Lifelong Learning & the Local Public Library

ENTREPRENEURIAL PREPARATION

Lifelong Learning everyday is the key to pursuing an active, creative and productive life.  In preparation for becoming a senior entrepreneur and for successful aging it is very important to consider and study active brain activities.  Richard Restak, a neurologist said that, “aging can be thought of as the result throughout the body of a general wear-and-tear process.”

In all body organs except the brain, increased activity leads to more wear and tear and accelerated degeneration.  In the brain the principle of operation is unique.  Activation of nerve cells doesn’t lead to a general degeneration of function but, instead, to the maintenance of neurons during normal aging.

This is really quite an extraordinary situation if you think about it: the brain in contrast to every other organ in the body, has the potential to improve with use and to keep the edge into the ninth decade and beyond

BAN ‘OLD’ STUDENTS, EH?

In a satire piece written recently by a 30-something, fourth-year University of Alberta molecular biology student wrote in his student newspaper, the Gateway that “old people don’t belong at the U of A.” One of the reasons mentioned for this apparent social exclusion was that mature students ask “too many” questions and that these students often mention “what used to be”.

I understand that mature students have different behaviors and different expectations, but HOW can we create some structures that are more senior-friendly and show more respect for seniors?

CAN PUBLIC LIBRARIES BE THE ANSWER?

I was very surprised to learn that Montreal and Vancouver tied for top spot in a global ranking of the world’s best public libraries, according to a recent study published by the university of Dusseldorf.
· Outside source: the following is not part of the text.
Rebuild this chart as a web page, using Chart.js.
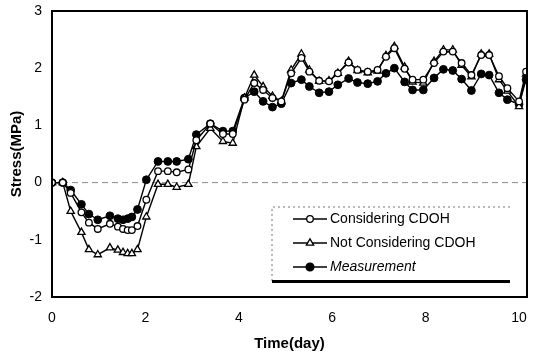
<!DOCTYPE html>
<html>
<head>
<meta charset="utf-8">
<script src="https://cdn.jsdelivr.net/npm/chart.js@4/dist/chart.umd.min.js"></script>
<style>
html, body { margin: 0; padding: 0; background: #fff; }
</style>
</head>
<body>
<canvas id="chart" width="535" height="357"></canvas>
<script>
// time axis (day) shared by all three series
const times = [
    0, 0.23, 0.40, 0.63, 0.79, 0.98, 1.24, 1.41, 1.52, 1.62, 1.71, 1.83, 2.02,
    2.27, 2.48, 2.67, 2.92, 3.09, 3.39, 3.66, 3.87,
    4.12, 4.33, 4.52, 4.72, 4.91, 5.12, 5.34, 5.51, 5.72, 5.93,
    6.12, 6.35, 6.54, 6.76, 6.97, 7.15, 7.33, 7.55, 7.72, 7.95,
    8.18, 8.38, 8.58, 8.77, 8.98, 9.19, 9.36, 9.57, 9.75, 10.0, 10.15
];
const considering = [
    0, 0, -0.18, -0.52, -0.70, -0.81, -0.72, -0.77, -0.81, -0.83, -0.83, -0.76, -0.30,
    0.20, 0.20, 0.18, 0.23, 0.74, 1.03, 0.85, 0.85,
    1.45, 1.74, 1.62, 1.48, 1.42, 1.91, 2.18, 1.94, 1.78, 1.77,
    1.91, 2.10, 1.97, 1.94, 1.97, 2.20, 2.35, 1.99, 1.80, 1.80,
    2.09, 2.29, 2.29, 2.09, 1.88, 2.23, 2.23, 1.86, 1.65, 1.42, 1.94
];
const notConsidering = [
    0, 0, -0.50, -0.87, -1.17, -1.26, -1.14, -1.18, -1.22, -1.24, -1.24, -1.17, -0.60,
    -0.03, -0.03, -0.08, -0.03, 0.63, 0.95, 0.72, 0.69,
    1.48, 1.88, 1.68, 1.51, 1.42, 1.97, 2.25, 1.97, 1.77, 1.78,
    1.91, 2.12, 1.96, 1.92, 1.95, 2.22, 2.38, 2.02, 1.76, 1.74,
    2.12, 2.32, 2.32, 2.05, 1.85, 2.25, 2.25, 1.80, 1.60, 1.33, 1.90
];
const measurement = [
    0, 0, -0.13, -0.38, -0.55, -0.65, -0.58, -0.63, -0.65, -0.63, -0.60, -0.47, 0.05,
    0.37, 0.37, 0.37, 0.41, 0.84, 1.03, 0.90, 0.90,
    1.48, 1.59, 1.42, 1.32, 1.38, 1.74, 1.80, 1.68, 1.57, 1.59,
    1.71, 1.82, 1.75, 1.73, 1.77, 1.91, 2.00, 1.76, 1.62, 1.62,
    1.83, 1.98, 1.96, 1.81, 1.61, 1.90, 1.88, 1.57, 1.45, 1.37, 1.80
];
const seriesNames = ['Considering CDOH', 'Not Considering CDOH', 'Measurement'];
const xTicks = [0, 2, 4, 6, 8, 10];

const FONT = '"Liberation Sans", Arial, sans-serif';

function toPoints(values) {
    return values.map((v, i) => ({x: times[i], y: v}));
}

// grey dashed zero line + frame round the plot
const framePlugin = {
    id: 'frame',
    beforeDatasetsDraw(chart) {
        const {ctx, chartArea: a, scales} = chart;
        const y0 = scales.y.getPixelForValue(0);
        ctx.save();
        ctx.strokeStyle = '#8a8a8a';
        ctx.lineWidth = 1;
        ctx.setLineDash([6, 4]);
        ctx.beginPath();
        ctx.moveTo(a.left, y0);
        ctx.lineTo(a.right, y0);
        ctx.stroke();
        ctx.restore();
    },
    afterDraw(chart) {
        const {ctx, chartArea: a} = chart;
        ctx.save();
        ctx.strokeStyle = '#000';
        ctx.lineWidth = 2;
        ctx.strokeRect(a.left, a.top, a.right - a.left, a.bottom - a.top);
        ctx.restore();
    }
};

// legend box in the lower right of the plot
const legendPlugin = {
    id: 'boxLegend',
    afterDraw(chart) {
        const ctx = chart.ctx;
        const bx = 272, by = 207, bw = 238, bh = 74;
        ctx.save();
        ctx.fillStyle = '#fff';
        ctx.fillRect(bx, by, bw, bh);
        ctx.strokeStyle = '#777';
        ctx.lineWidth = 1;
        ctx.setLineDash([2, 3]);
        ctx.beginPath();
        ctx.moveTo(bx, by + bh);
        ctx.lineTo(bx, by);
        ctx.lineTo(bx + bw, by);
        ctx.stroke();
        ctx.setLineDash([]);
        ctx.fillStyle = '#000';
        ctx.fillRect(bx, by + bh - 1, bw, 3);

        const rows = [219, 243, 267];
        chart.data.datasets.forEach((ds, i) => {
            const y = rows[i];
            ctx.strokeStyle = '#000';
            ctx.lineWidth = 1.4;
            ctx.beginPath();
            ctx.moveTo(293, y);
            ctx.lineTo(327, y);
            ctx.stroke();
            ctx.fillStyle = ds.pointBackgroundColor;
            ctx.lineWidth = 1.3;
            ctx.beginPath();
            if (ds.pointStyle === 'triangle') {
                const r = ds.pointRadius;
                ctx.moveTo(310, y - r);
                ctx.lineTo(310 + r * 0.87, y + r * 0.5);
                ctx.lineTo(310 - r * 0.87, y + r * 0.5);
                ctx.closePath();
            } else {
                ctx.arc(310, y, ds.pointRadius, 0, Math.PI * 2);
            }
            ctx.fill();
            ctx.stroke();
            ctx.fillStyle = '#000';
            ctx.font = (i === 2 ? 'italic ' : '') + '14px ' + FONT;
            ctx.textBaseline = 'middle';
            ctx.fillText(ds.label, 330, y);
        });
        ctx.restore();
    }
};

const config = {
    type: 'line',
    data: {
        datasets: [
            {
                label: seriesNames[0],
                data: toPoints(considering),
                borderColor: '#000',
                borderWidth: 1.4,
                pointStyle: 'circle',
                pointRadius: 3.3,
                pointBackgroundColor: '#fff',
                pointBorderColor: '#000',
                pointBorderWidth: 1.3
            },
            {
                label: seriesNames[1],
                data: toPoints(notConsidering),
                borderColor: '#000',
                borderWidth: 1.4,
                pointStyle: 'triangle',
                pointRadius: 4.2,
                pointBackgroundColor: '#fff',
                pointBorderColor: '#000',
                pointBorderWidth: 1.3
            },
            {
                label: seriesNames[2],
                data: toPoints(measurement),
                borderColor: '#000',
                borderWidth: 1.4,
                pointStyle: 'circle',
                pointRadius: 3.9,
                pointBackgroundColor: '#000',
                pointBorderColor: '#000',
                pointBorderWidth: 1
            }
        ]
    },
    options: {
        responsive: false,
        animation: false,
        layout: {
            padding: {top: 11, right: 8, left: 4, bottom: 0}
        },
        plugins: {
            legend: {display: false},
            tooltip: {enabled: false}
        },
        scales: {
            x: {
                type: 'linear',
                min: 0,
                max: 10.17,
                afterBuildTicks(scale) {
                    scale.ticks = xTicks.map(v => ({value: v}));
                },
                afterFit(scale) {
                    scale.height = 60;
                    scale.paddingLeft = 0;
                    scale.paddingRight = 0;
                },
                ticks: {
                    padding: 13,
                    color: '#000',
                    font: {family: FONT, size: 14}
                },
                grid: {display: false, drawTicks: false},
                border: {display: false},
                title: {
                    display: true,
                    text: 'Time(day)',
                    color: '#000',
                    font: {family: FONT, size: 15, weight: 'bold'},
                    padding: {top: 6}
                }
            },
            y: {
                min: -2,
                max: 3,
                afterFit(scale) {
                    scale.width = 48;
                    scale.paddingTop = 0;
                    scale.paddingBottom = 0;
                },
                ticks: {
                    stepSize: 1,
                    padding: 10,
                    color: '#000',
                    font: {family: FONT, size: 14}
                },
                grid: {display: false, drawTicks: false},
                border: {display: false},
                title: {
                    display: true,
                    text: 'Stress(MPa)',
                    color: '#000',
                    font: {family: FONT, size: 15, weight: 'bold'},
                    padding: {bottom: 4}
                }
            }
        }
    },
    plugins: [framePlugin, legendPlugin]
};

new Chart(document.getElementById('chart'), config);
</script>
</body>
</html>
The name of the study is, Public Libraries in the knowledge Society.  The key for Montreal and Vancouver was offerings such as the libraries digital resources and use of social media.

BOOMERS CLOSING THE TECH GAP

Not too long ago digital resources and the use of social media wasn’t important because only about 1/3 or less of all seniors were computer literate.  Recently, telephone surveys with more than 6,000 Canadians conducted on behalf of the Media Technology Monitor were used to compare technology trends among members of Gen Y defined as 24 to 33-year-old consumers, Gen Z (aged 18-23) and the 47-to-67 boomer demographic.

“While (boomers) have not grown up with publicly available Internet and wireless technologies, they have become avid users of these offerings,” states the report.  Younger people led in wireless technologies eg. early adoption of smartphones and streaming web video.

A significant fact is that the younger boomers in the survey between 47 and 57 were most likely to embrace tablets.  About 36 per cent of the consumers in the cohort said they owned a tablet, which is more than Gen Y (34 per cent) and Gen Z (28 per cent) respondents.

DIGITAL LITERACY @THE LIBRARY

The Stanley A. Milner Library in my own hometown aims to provide an engaged learning experience in the heart of Edmonton, Alberta Canada.

In my own research I have found that seniors have different expectations in the fields of Lifelong Learning and Entrepreneurship.  What better way there is to engage more seniors than having them come to their own local public library.  in fact, Peter Schoenberg, Edmonton Public Library Manager of digital literacy initiatives and web services said, “Rather than borrowing a book and returning it three weeks later you LEARN something, it’s creating a space for hands-on learning,” said Peter Schoenberg.

The SPACE and it’s equipment are designed to allow the community a flexible area to pursue their creative outlets or just sit back and play video games with friends.  Novices can experiment with the space’s hard-and software and avoid the startup cost of a new creative pursuit.  I think that this is a perfect environment for seniors that already have surplus time but now need some empowerment to pursue new and different activities in their pre-retirement or retirement life. 

THE CALL FOR ACTION

It’s my belief that we need to graduate from the traditional seniors’ centers to some new concepts in order to get more seniors to become more creative and productive.  My personal vision is to create community facilities that include wellness/recreation centers (including fitness centers c/w personal trainers), lifelong learning centers c/w program rooms that have senior-friendly hands-on learning.  The lifelong learning centers could start with the local public library as the HUB which through participation there could lead the senior in the direction of their own skills, interests, knowledge and resources.  Also, somewhere in those new facilities we also need space for a deli, coffee and Wi-Fi access for laptops, tablets, e Readers and any ‘other’ future digital products & services.

I think it’s also important to assess the ‘medical condition’ of the senior to ensure they are not trying to do more than they should for the present shape that they are in.  I believe that this new concept of learning would encourage seniors to be more active, creative, productive and prosperous in their second or third acts of their own life cycle.  Also, it would be a more holistic approach for the well being of every senior living well and being fully engaged in their own communities.

FEEDBACK

If anybody has some ideas about how we can create more senior-friendly lifelong learning facilities, please advise below?

SEASON’S GREETINGS

Happy New Year, to everyone reading this Blog article!